Often, elderly people will come to the hospital with diseases left untreated for too long, malnourishment or advanced dementia, according to the AD. The reason is a shortage of long-term, nursing home care options for elderly people who are no longer able to live on their own.
"We get desperate GPs on the phone who have nowhere to go with their patients. They see that things are no longer going well at home, but there is insufficient home care and no place in a nursing home," said chairman Esther Cornegé-Blokland of the Dutch Association for Clinical Geriatrics (NVKG).
The number of elderly people on the waiting list to be admitted to a nursing home shot up by 4,000 this year to a total of 20,000 people.

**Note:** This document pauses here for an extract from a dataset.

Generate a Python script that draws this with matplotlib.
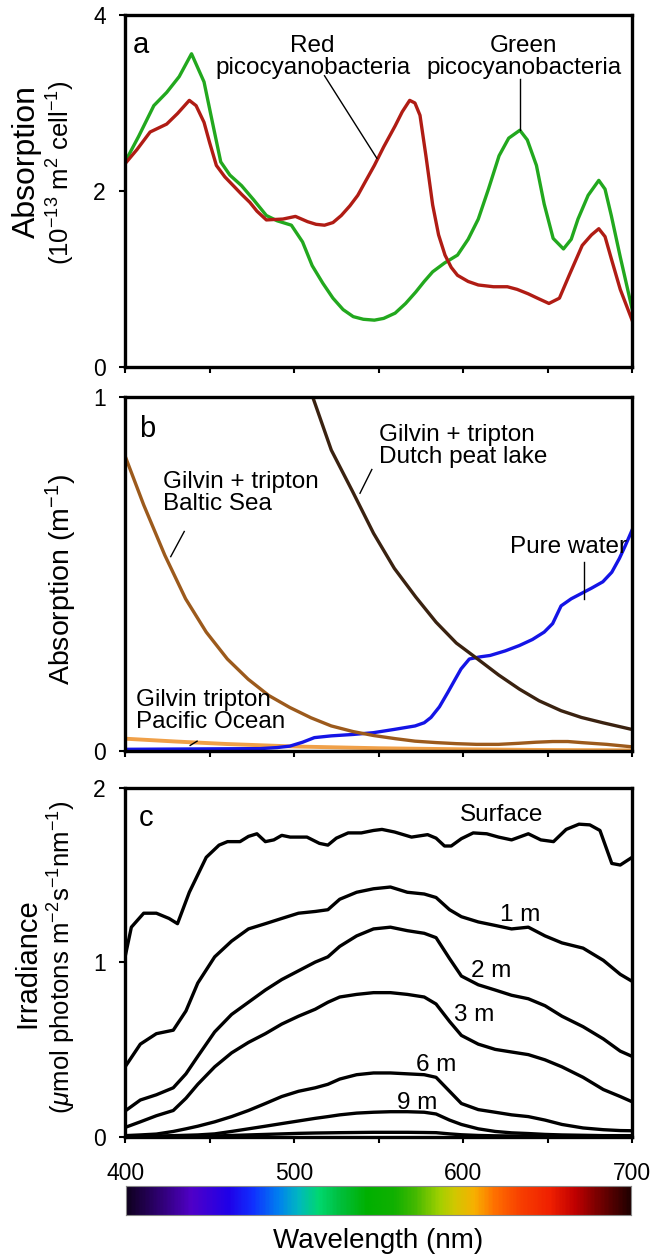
import numpy as np
import matplotlib
matplotlib.use('agg')
from matplotlib import pyplot as plt
from matplotlib.colors import LinearSegmentedColormap

plt.rcParams['font.family'] = ['Liberation Sans', 'DejaVu Sans']
plt.rcParams['mathtext.fontset'] = 'custom'
plt.rcParams['mathtext.rm'] = 'Liberation Sans'
plt.rcParams['mathtext.it'] = 'Liberation Sans:italic'

# panel a: absorption spectra of picocyanobacteria
green_wl = [400, 408, 417, 424.6, 432, 439.3, 446.7, 452, 456.6, 462, 468.9, 476, 483.6,
            490, 498.4, 505, 510.7, 517, 523, 529, 535, 541, 547.5, 553, 559.8, 566, 572,
            577, 582, 589, 596.7, 603, 609, 615, 621.3, 627, 633.6, 638, 643.4, 648, 653.3,
            659.4, 664, 668, 674, 680.3, 684, 687.7, 693, 700]
green_abs = [2.33, 2.62, 2.97, 3.12, 3.30, 3.56, 3.24, 2.75, 2.33, 2.18, 2.06, 1.90, 1.72,
             1.66, 1.61, 1.42, 1.15, 0.95, 0.78, 0.65, 0.57, 0.54, 0.53, 0.55, 0.61, 0.72, 0.85,
             0.97, 1.08, 1.18, 1.27, 1.45, 1.68, 2.02, 2.40, 2.60, 2.69, 2.58, 2.29, 1.85, 1.46,
             1.34, 1.45, 1.68, 1.95, 2.12, 2.02, 1.72, 1.25, 0.66]
red_wl = [400, 407, 414.8, 424.6, 431, 438, 442, 446.7, 450, 454, 459, 464, 469, 473.8,
          478, 483.6, 493.4, 500.8, 508, 513, 518, 523, 527.9, 533, 537.7, 542, 547.5, 553,
          559.8, 564, 568.4, 571.5, 574.5, 578, 582, 585.5, 589.3, 593, 596.7, 603, 609,
          618, 626.2, 632, 638.5, 644, 650.8, 657, 663, 670.5, 676, 680.3, 684, 687.7, 693, 700]
red_abs = [2.31, 2.47, 2.67, 2.76, 2.88, 3.03, 2.97, 2.78, 2.55, 2.29, 2.16, 2.06, 1.96, 1.87,
           1.77, 1.67, 1.68, 1.71, 1.65, 1.62, 1.61, 1.64, 1.72, 1.83, 1.95, 2.10, 2.29, 2.50,
           2.74, 2.90, 3.03, 3.00, 2.86, 2.40, 1.84, 1.50, 1.27, 1.13, 1.04, 0.97, 0.93,
           0.91, 0.91, 0.88, 0.83, 0.78, 0.72, 0.78, 1.05, 1.38, 1.50, 1.57, 1.48, 1.23, 0.88, 0.53]

# panel b: absorption by water constituents
peat_wl = [511, 522, 534.6, 547, 559.3, 572, 584, 596, 608.6, 621, 633.3, 645, 658, 670, 682.7, 700]
peat_abs = [1.0, 0.85, 0.733, 0.615, 0.516, 0.435, 0.364, 0.305, 0.26, 0.215, 0.175, 0.142,
            0.114, 0.095, 0.08, 0.061]
baltic_wl = [400, 411, 423.5, 435.8, 448, 460.5, 472.8, 485, 497.5, 510, 522, 535, 547,
             560, 571.6, 584, 596, 608, 621, 633, 643, 653, 662, 670, 685, 700]
baltic_abs = [0.833, 0.695, 0.553, 0.43, 0.336, 0.26, 0.203, 0.157, 0.123, 0.094, 0.071,
              0.055, 0.044, 0.035, 0.028, 0.024, 0.021, 0.019, 0.019, 0.022, 0.025, 0.027,
              0.027, 0.024, 0.019, 0.012]
pacific_wl = [400, 430, 460, 500, 550, 600, 650, 700]
pacific_abs = [0.035, 0.027, 0.02, 0.013, 0.008, 0.005, 0.003, 0.002]
water_wl = [400, 440, 480, 490, 497.5, 505, 512, 522, 535, 547, 559, 571.6, 577, 581, 586,
            591, 595, 598.8, 603.7, 610, 616, 625, 633.3, 641, 648, 653, 658, 664, 670,
            676, 682.7, 688, 692.5, 696, 700]
water_abs = [0.005, 0.006, 0.007, 0.01, 0.014, 0.025, 0.038, 0.043, 0.047, 0.052, 0.061,
             0.071, 0.08, 0.095, 0.125, 0.166, 0.2, 0.232, 0.26, 0.266, 0.27, 0.283, 0.298,
             0.315, 0.336, 0.36, 0.41, 0.43, 0.445, 0.46, 0.478, 0.505, 0.544, 0.58, 0.624]

# panel c: irradiance spectra at depth
irr_wl = [400, 403.7, 411, 418.5, 426, 431, 438, 448, 455.6, 460.6, 468, 473, 478, 483, 488,
          492.7, 497.7, 507.6, 515, 520, 525, 532, 539.8, 547, 552, 559.5, 569.5, 579, 584,
          589, 593, 599, 606, 614, 621, 628.7, 638.6, 646, 653.5, 661, 668.6, 675, 681,
          688, 693, 700]
surface = [1.03, 1.20, 1.28, 1.28, 1.25, 1.22, 1.40, 1.60, 1.67, 1.69, 1.69, 1.72, 1.735,
           1.69, 1.70, 1.726, 1.716, 1.716, 1.68, 1.67, 1.71, 1.74, 1.74, 1.754, 1.76, 1.745,
           1.716, 1.73, 1.71, 1.665, 1.665, 1.707, 1.74, 1.735, 1.716, 1.70, 1.735, 1.70,
           1.69, 1.76, 1.79, 1.786, 1.754, 1.565, 1.556, 1.60]
depth_wl = [400, 409, 418.5, 428.5, 436, 443, 453, 463, 473, 483, 492.7, 502.6, 512.5, 520,
            527, 537, 547, 557, 567, 577, 584, 592, 599, 609, 619, 628.7, 638.6, 648.5,
            658.5, 671, 683, 693, 700]
irr_1m = [0.40, 0.53, 0.59, 0.61, 0.72, 0.88, 1.03, 1.12, 1.19, 1.22, 1.25, 1.28, 1.29,
          1.30, 1.36, 1.40, 1.42, 1.43, 1.40, 1.39, 1.37, 1.30, 1.26, 1.23, 1.21, 1.19,
          1.20, 1.15, 1.11, 1.08, 1.01, 0.93, 0.89]
irr_2m = [0.147, 0.21, 0.24, 0.28, 0.36, 0.46, 0.60, 0.70, 0.77, 0.84, 0.90, 0.95, 1.00,
          1.03, 1.09, 1.15, 1.19, 1.20, 1.18, 1.165, 1.14, 1.02, 0.92, 0.87, 0.84, 0.81,
          0.79, 0.75, 0.69, 0.63, 0.56, 0.49, 0.46]
irr_3m = [0.053, 0.085, 0.12, 0.15, 0.22, 0.30, 0.40, 0.48, 0.54, 0.59, 0.645, 0.69, 0.73,
          0.77, 0.80, 0.815, 0.825, 0.825, 0.815, 0.80, 0.76, 0.66, 0.58, 0.53, 0.50, 0.485,
          0.47, 0.44, 0.40, 0.34, 0.27, 0.23, 0.20]
irr_6m = [0.006, 0.01, 0.015, 0.03, 0.045, 0.06, 0.085, 0.115, 0.15, 0.19, 0.23, 0.26,
          0.28, 0.30, 0.33, 0.355, 0.365, 0.365, 0.36, 0.355, 0.34, 0.26, 0.19, 0.155, 0.14,
          0.125, 0.115, 0.095, 0.07, 0.05, 0.04, 0.035, 0.034]
irr_9m = [0.0, 0.002, 0.004, 0.006, 0.008, 0.01, 0.016, 0.03, 0.045, 0.06, 0.075, 0.09, 0.105,
          0.115, 0.125, 0.135, 0.14, 0.143, 0.143, 0.14, 0.13, 0.095, 0.07, 0.045, 0.03, 0.022,
          0.018, 0.013, 0.01, 0.008, 0.006, 0.006, 0.006]
irr_12m = [0.0, 0.0, 0.0, 0.0, 0.001, 0.002, 0.004, 0.007, 0.01, 0.013, 0.016, 0.019, 0.021,
           0.022, 0.023, 0.024, 0.025, 0.025, 0.025, 0.024, 0.023, 0.016, 0.011, 0.007, 0.005,
           0.004, 0.003, 0.002, 0.002, 0.001, 0.001, 0.001, 0.001]
depth_labels = ['1 m', '2 m', '3 m', '6 m', '9 m']

# visible spectrum strip under the x axis
spectrum_stops = [0.0, 0.087, 0.127, 0.2, 0.25, 0.3, 0.34, 0.38, 0.42, 0.476, 0.53, 0.57,
                  0.62, 0.65, 0.69, 0.73, 0.78, 0.84, 0.89, 0.93, 1.0]
spectrum_colors = ['#100020', '#3a0090', '#5000c8', '#2000e8', '#1030ff', '#0080f0',
                   '#00b8c0', '#00d870', '#00c040', '#00b000', '#10b000', '#40b800',
                   '#a0d000', '#d0c800', '#f8b000', '#ff7000', '#f84000', '#f02000',
                   '#c00000', '#800000', '#200000']

fig = plt.figure(figsize=(6.55, 12.56), dpi=100)
ax_a = fig.add_axes([0.191, 0.708, 0.774, 0.280])
ax_b = fig.add_axes([0.191, 0.402, 0.774, 0.282])
ax_c = fig.add_axes([0.191, 0.095, 0.774, 0.278])
ax_bar = fig.add_axes([0.192, 0.0326, 0.771, 0.0231])

line_kw = dict(lw=2.4, solid_joinstyle='round')
ax_a.plot(green_wl, green_abs, color='#22a81e', **line_kw)
ax_a.plot(red_wl, red_abs, color='#b01c14', **line_kw)
ax_a.set_ylim(0, 4)
ax_a.set_yticks([0, 2, 4])

ax_b.plot(pacific_wl, pacific_abs, color='#f0a048', lw=2.8)
ax_b.plot(water_wl, water_abs, color='#1414e6', **line_kw)
ax_b.plot(baltic_wl, baltic_abs, color='#9c5a1c', **line_kw)
ax_b.plot(peat_wl, peat_abs, color='#3a2210', **line_kw)
ax_b.set_ylim(0, 1)
ax_b.set_yticks([0, 1])

ax_c.plot(irr_wl, surface, color='k', **line_kw)
for series in [irr_1m, irr_2m, irr_3m, irr_6m, irr_9m, irr_12m]:
    ax_c.plot(depth_wl, series, color='k', **line_kw)
ax_c.set_ylim(0, 2)
ax_c.set_yticks([0, 1, 2])

# panel letters: (x, baseline y) in axes fractions
letter_pos = [(0.016, 0.892), (0.028, 0.887), (0.026, 0.891)]
for ax, letter, (lx, ly) in zip([ax_a, ax_b, ax_c], 'abc', letter_pos):
    ax.set_xlim(400, 700)
    ax.set_xticks(np.arange(400, 701, 50))
    ax.tick_params(direction='out', length=4, width=1.5, labelsize=16.5)
    ax.tick_params(axis='y', pad=10)
    ax.tick_params(axis='x', pad=14)
    for sp in ax.spines.values():
        sp.set_linewidth(2.4)
    ax.text(lx, ly, letter, transform=ax.transAxes, fontsize=21, va='baseline', ha='left')
ax_a.set_xticklabels([])
ax_b.set_xticklabels([])
ax_c.set_xticklabels(['400', '', '500', '', '600', '', '700'])

# y labels, one text per line
rot = dict(rotation=90, ha='center', va='center')
ax_a.text(-0.193, 0.585, 'Absorption', transform=ax_a.transAxes, fontsize=23, **rot)
ax_a.text(-0.126, 0.551, '(10$^{-13}$ m$^{2}$ cell$^{-1}$)', transform=ax_a.transAxes,
          fontsize=18.5, **rot)
ax_b.text(-0.126, 0.483, 'Absorption (m$^{-1}$)', transform=ax_b.transAxes, fontsize=20.5, **rot)
ax_c.text(-0.193, 0.497, 'Irradiance', transform=ax_c.transAxes, fontsize=21, **rot)
ax_c.text(-0.124, 0.514, '($\\mu$mol photons m$^{-2}$s$^{-1}$nm$^{-1}$)',
          transform=ax_c.transAxes, fontsize=18.5, **rot)

ann = dict(fontsize=17.5, ha='center', va='center', linespacing=1.0)
ax_a.text(511, 3.52, 'Red\npicocyanobacteria', **ann)
ax_a.text(636, 3.52, 'Green\npicocyanobacteria', **ann)
ax_a.plot([518, 549], [3.31, 2.37], color='k', lw=1)
ax_a.plot([633.7, 633.7], [3.27, 2.69], color='k', lw=1)

annb = dict(fontsize=17.5, ha='left', va='center', linespacing=1.0)
ax_b.text(550, 0.861, 'Gilvin + tripton\nDutch peat lake', **annb)
ax_b.text(422.5, 0.73, 'Gilvin + tripton\nBaltic Sea', **annb)
ax_b.text(406.5, 0.114, 'Gilvin tripton\nPacific Ocean', **annb)
ax_b.text(628, 0.576, 'Pure water', **annb)
ax_b.plot([546, 539], [0.795, 0.728], color='k', lw=1)
ax_b.plot([435, 427], [0.62, 0.549], color='k', lw=1)
ax_b.plot([442.6, 438.5], [0.028, 0.016], color='k', lw=1)
ax_b.plot([671.6, 671.6], [0.535, 0.43], color='k', lw=1)

annc = dict(fontsize=17.5, ha='center', va='center')
ax_c.text(622.6, 1.84, 'Surface', **annc)
for lab, lx, ly in zip(depth_labels, [633.7, 616.4, 606.5, 584, 573],
                       [1.27, 0.95, 0.695, 0.41, 0.195]):
    ax_c.text(lx, ly, lab, **annc)

# spectrum colour bar
cmap = LinearSegmentedColormap.from_list('spec', list(zip(spectrum_stops, spectrum_colors)))
ax_bar.imshow(np.linspace(0, 1, 400)[None, :], aspect='auto', cmap=cmap,
              extent=[400, 700, 0, 1])
ax_bar.set_xticks([])
ax_bar.set_yticks([])
for sp in ax_bar.spines.values():
    sp.set_linewidth(0.8)
    sp.set_color('#888888')
fig.text(0.5 * (0.192 + 0.963), 1 - 1241 / 1256, 'Wavelength (nm)', ha='center', va='center',
         fontsize=20)

fig.savefig('out.png', dpi=100)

Meanwhile, nursing homes and home care agencies are extremely understaffed, a trend that is predicted to grow over time, according to the AD.
Although there are no exact statistics on how many more elderly people are getting hospitalized because of this, clinical geriatricians say they see a noticeable increase. “These elderly get wound infections and are neglected because they can no longer take care of themselves and each other," said Annemijn Elskamp of the Franciscus Gasthuis & Vlietland. "GPs know that these people do not belong in the hospital, but no longer know what to do with them.”
Once they are in the hospital, elderly people often have to stay stay longer than they should because of lack of appropriate care. Doctors estimated up to 55 percent of hospital beds are devoted to elderly people waiting to be discharged from the hospital.
One solution could be care homes, which the Cabinet abolished in 2013, according to the AD. Care homes provided a halfway point between nursing homes and hospitals. However, they were done away with to focus resources toward other types of elderly care. "We always thought it was a bad idea that they were abolished," Judith Wilmer, a clinical geriatrician in Brabant hospital, told the AD.
Doctors foresee that the current crisis will only grow as more elderly people require care and fewer trained professionals are able to help them. “I think in a few years we will be jealous of the care we provide now," said Cornegé-Blokland of the NVKG. "This is also a major crisis that we will notice more and more."